Figure 7. Reentrant spiral wave dynamics in 2D for the GPB and OVVR models.

(A) The epicardial cell type of the GPB model features wave fronts that often stall and reform, and the dominant period is 308 ms. (B) The endocardial cell type of the GPB model shows similar stalling and recombining without breakup and a dominant period of 321 ms. (C–E) Spiral wave dynamics for (C) epicardial, (D) endocardial, and (E) midmyocardial cell types in the OVVR model. The epicardial model exhibits a quasi-breakup where a new spiral wave tip is created before the pervious one has dissipated. It has two dominant periods of 337 ms and 481 ms. The endocardial model shows similar dynamics to the epicardial formulation with a dominant period of 405 ms. The midmyocardial model features an unstable hypocycloidal trajectory with a dominant period of 430 ms. Frames in all cases correspond to 5.45, 5.50, 5.55, and 5.60 s, and tissue sizes are 14.4 cm×14.4 cm except for the OVVR epicardial cell type, where the size is 18.0×18.0 cm. Dominant periods were obtained using the full 10 s of simulation time.

Figure 8. Spiral waves for all six models using epicardial formulations.

Tissue sizes are 14.4×14.4 cm for the GPB model, 18.0×18.0 cm for the OVVR model, and 23.0 cm×23.0 cm for the PB, IMW TP, and BCF models. The spatial resolution is 0.015 cm in all cases and the time step is 0.02 ms except for the IMW model, where it is 0.01 ms. The IMW model used initial values corresponding to pacing a single cell at 3 Hz. Colorbar is in mV.

Figure 9. Action potentials for the OVVR model using the TP formulation of I_Na.

Traces show action potentials for (A) epicardial, (B) endocardial, and (C) midmyocardial cell types of the OVVR model using the TP model formulation of I_Na (green solid) compared to the original OVVR model (blue dashed). Insets show upstrokes, where the action potential shapes change most.

Figure 10. Rate adaptation and spiral wave properties for the OVVR model with the TP I_Na formulation.

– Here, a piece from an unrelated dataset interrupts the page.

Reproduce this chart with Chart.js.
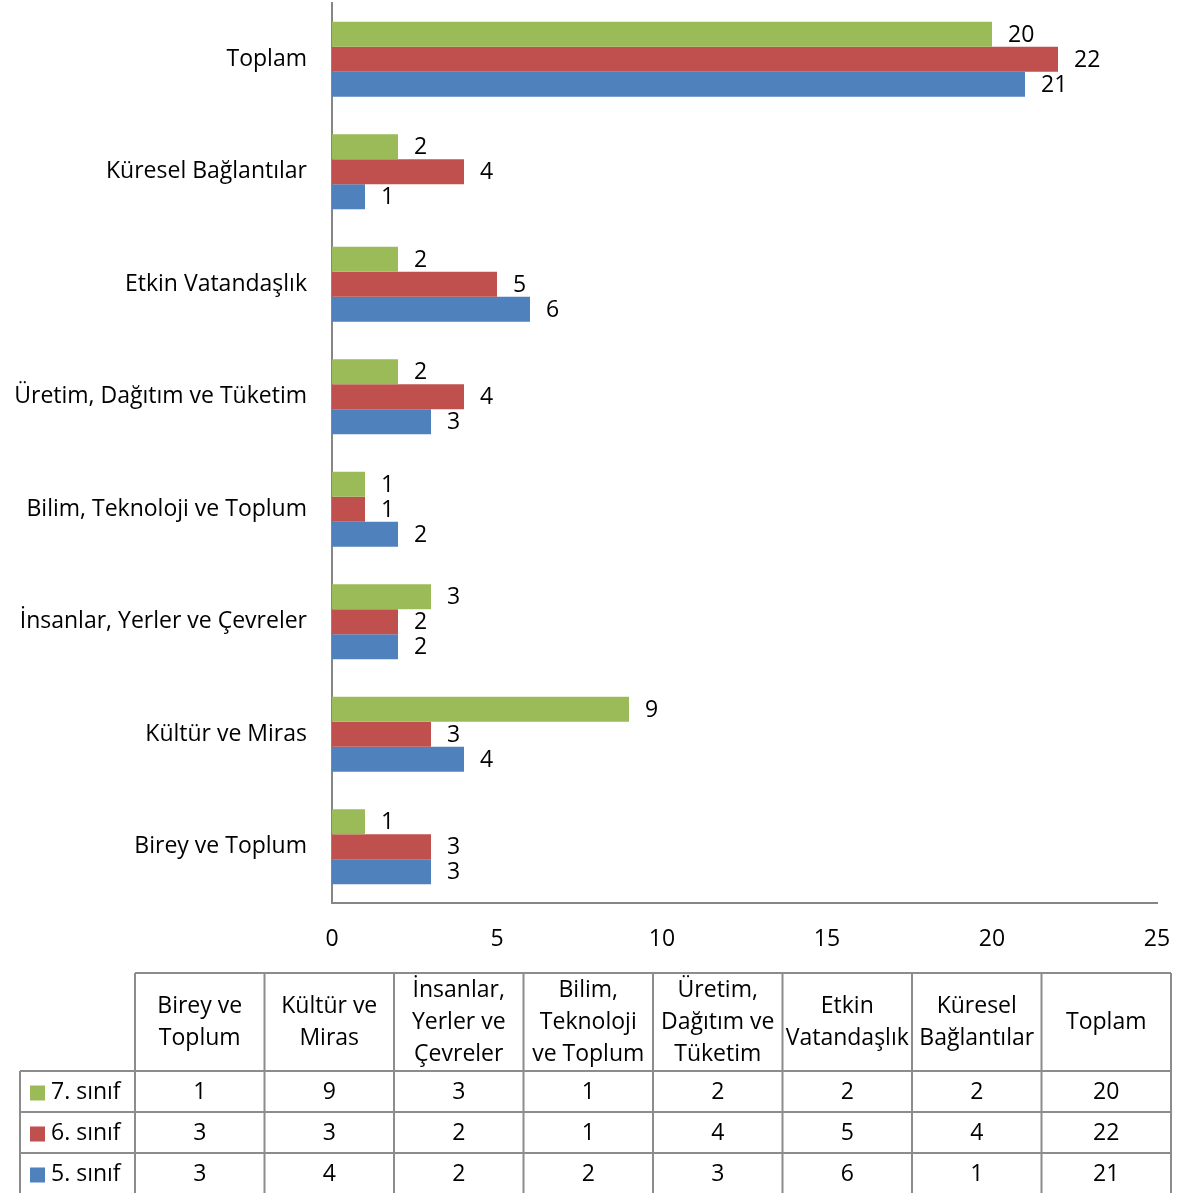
<!DOCTYPE html>
<html>
<head>
<meta charset="utf-8">
<script src="https://cdn.jsdelivr.net/npm/chart.js@4"></script>
<style>
    html, body { margin: 0; padding: 0; background: #fff; }
    #wrap { width: 1179px; height: 1193px; }
</style>
</head>
<body>
<div id="wrap"><canvas id="chart" width="1179" height="1193"></canvas></div>
<script>
// Categories (table order, bottom to top on the chart)
const categories = ['Birey ve Toplum', 'Kültür ve Miras', 'İnsanlar, Yerler ve Çevreler', 'Bilim, Teknoloji ve Toplum',
    'Üretim, Dağıtım ve Tüketim', 'Etkin Vatandaşlık', 'Küresel Bağlantılar', 'Toplam'];

// Same categories, split as in the table header
const headerLines = [['Birey ve', 'Toplum'], ['Kültür ve', 'Miras'], ['İnsanlar,', 'Yerler ve', 'Çevreler'],
    ['Bilim,', 'Teknoloji', 've Toplum'], ['Üretim,', 'Dağıtım ve', 'Tüketim'], ['Etkin', 'Vatandaşlık'],
    ['Küresel', 'Bağlantılar'], ['Toplam']];

// Series
const seriesNames = ['7. sınıf', '6. sınıf', '5. sınıf'];
const sinif7 = [1, 9, 3, 1, 2, 2, 2, 20];
const sinif6 = [3, 3, 2, 1, 4, 5, 4, 22];
const sinif5 = [3, 4, 2, 2, 3, 6, 1, 21];

// x axis
const xMin = 0;
const xMax = 25;
const xStep = 5;

const colors = ['#9BBB59', '#C0504D', '#4F81BD'];
const fontFamily = '"Open Sans", Lato, sans-serif';
const fontSize = 23;

// Value labels next to each bar
const barLabels = {
    id: 'barLabels',
    afterDatasetsDraw(chart) {
        const ctx = chart.ctx;
        ctx.save();
        ctx.font = fontSize + 'px ' + fontFamily;
        ctx.fillStyle = '#000';
        ctx.textAlign = 'left';
        ctx.textBaseline = 'middle';
        chart.data.datasets.forEach((ds, i) => {
            chart.getDatasetMeta(i).data.forEach((bar, j) => {
                ctx.fillText(String(ds.data[j]), bar.x + 16, bar.y + 1);
            });
        });
        ctx.restore();
    }
};

// Data table under the chart
const dataTable = {
    id: 'dataTable',
    afterDraw(chart) {
        const ctx = chart.ctx;
        const colX = [20, 135, 264.5, 394, 523.5, 653, 782.5, 912, 1041.5, 1171];
        const rowY = [973, 1071, 1112, 1153, 1194];
        const lineH = 32;
        ctx.save();
        ctx.strokeStyle = '#8C8C8C';
        ctx.lineWidth = 2;

        // header row (no cell in the first column)
        ctx.beginPath();
        ctx.moveTo(colX[1], rowY[0]);
        ctx.lineTo(colX[9], rowY[0]);
        for (let c = 1; c < colX.length; c++) {
            ctx.moveTo(colX[c], rowY[0]);
            ctx.lineTo(colX[c], rowY[4]);
        }
        for (let r = 1; r < rowY.length; r++) {
            ctx.moveTo(colX[0], rowY[r]);
            ctx.lineTo(colX[9], rowY[r]);
        }
        ctx.moveTo(colX[0], rowY[1]);
        ctx.lineTo(colX[0], rowY[4]);
        ctx.stroke();

        ctx.font = fontSize + 'px ' + fontFamily;
        ctx.fillStyle = '#000';
        ctx.textAlign = 'center';
        ctx.textBaseline = 'middle';
        headerLines.forEach((lines, c) => {
            const cx = (colX[c + 1] + colX[c + 2]) / 2;
            const cy = (rowY[0] + rowY[1]) / 2;
            lines.forEach((t, k) => {
                ctx.fillText(t, cx, cy + (k - (lines.length - 1) / 2) * lineH);
            });
        });

        chart.data.datasets.forEach((ds, r) => {
            const cy = (rowY[r + 1] + rowY[r + 2]) / 2 + 1;
            ctx.fillStyle = colors[r];
            ctx.fillRect(30, cy - 7, 15, 15);
            ctx.fillStyle = '#000';
            ctx.textAlign = 'left';
            ctx.fillText(ds.label, 51, cy);
            ctx.textAlign = 'center';
            ds.data.forEach((v, c) => {
                ctx.fillText(String(v), (colX[c + 1] + colX[c + 2]) / 2, cy);
            });
        });
        ctx.restore();
    }
};

const ctx = document.getElementById('chart').getContext('2d');

const chart = new Chart(ctx, {
    type: 'bar',
    data: {
        labels: categories,
        datasets: [
            { label: seriesNames[0], data: sinif7, backgroundColor: colors[0] },
            { label: seriesNames[1], data: sinif6, backgroundColor: colors[1] },
            { label: seriesNames[2], data: sinif5, backgroundColor: colors[2] }
        ]
    },
    options: {
        indexAxis: 'y',
        responsive: false,
        animation: false,
        devicePixelRatio: 1,
        categoryPercentage: 0.667,
        barPercentage: 1.0,
        layout: {
            padding: { left: 0, right: 22, top: 3, bottom: 230 }
        },
        plugins: {
            legend: { display: false },
            tooltip: { enabled: false }
        },
        scales: {
            y: {
                reverse: true,
                grid: { display: false, drawTicks: false },
                border: { display: true, color: '#868686', width: 2 },
                ticks: {
                    color: '#000',
                    padding: 25,
                    font: { family: fontFamily, size: fontSize }
                },
                afterFit(scale) {
                    scale.width = 332;
                    scale.paddingTop = 0;
                    scale.paddingBottom = 0;
                }
            },
            x: {
                min: xMin,
                max: xMax,
                grid: { display: false, drawTicks: false },
                border: { display: true, color: '#868686', width: 2 },
                ticks: {
                    stepSize: xStep,
                    color: '#000',
                    padding: 23,
                    maxRotation: 0,
                    font: { family: fontFamily, size: fontSize }
                },
                afterFit(scale) {
                    scale.height = 60;
                    scale.paddingLeft = 0;
                    scale.paddingRight = 0;
                }
            }
        }
    },
    plugins: [barLabels, dataTable]
});
</script>
</body>
</html>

(A–B) Steady-state APD restitution curves in isolated cells (A) and a one-dimensional cable (right) for epicardial (green), endocardial (red), and midmyocardial (blue) cells. Original model restitution curves are shown as dots (A) or dashed lines (B). The different I_Na formulation decreases the minimum DI that can be reached in tissue. (C) Steady-state CV restitution curves for the epicardial (green), midmyocardial (blue) and endocardial (black) cells in a one-dimensional cable. Original model CV restitution curves are shown as dashed lines. The modification increases the maximum CV by almost a factor of two. (D–F) Spiral wave snapshots, tip trajectories, and dominant periods for the epicardial, endocardial, and midmyocardial formulations of the modified model. Frames in all cases correspond to 1.85, 1.90, 1.95, and 2.00 s, and tissue sizes are 18.0×18.0 cm. Dominant periods were obtained using the full 2 s of simulation time.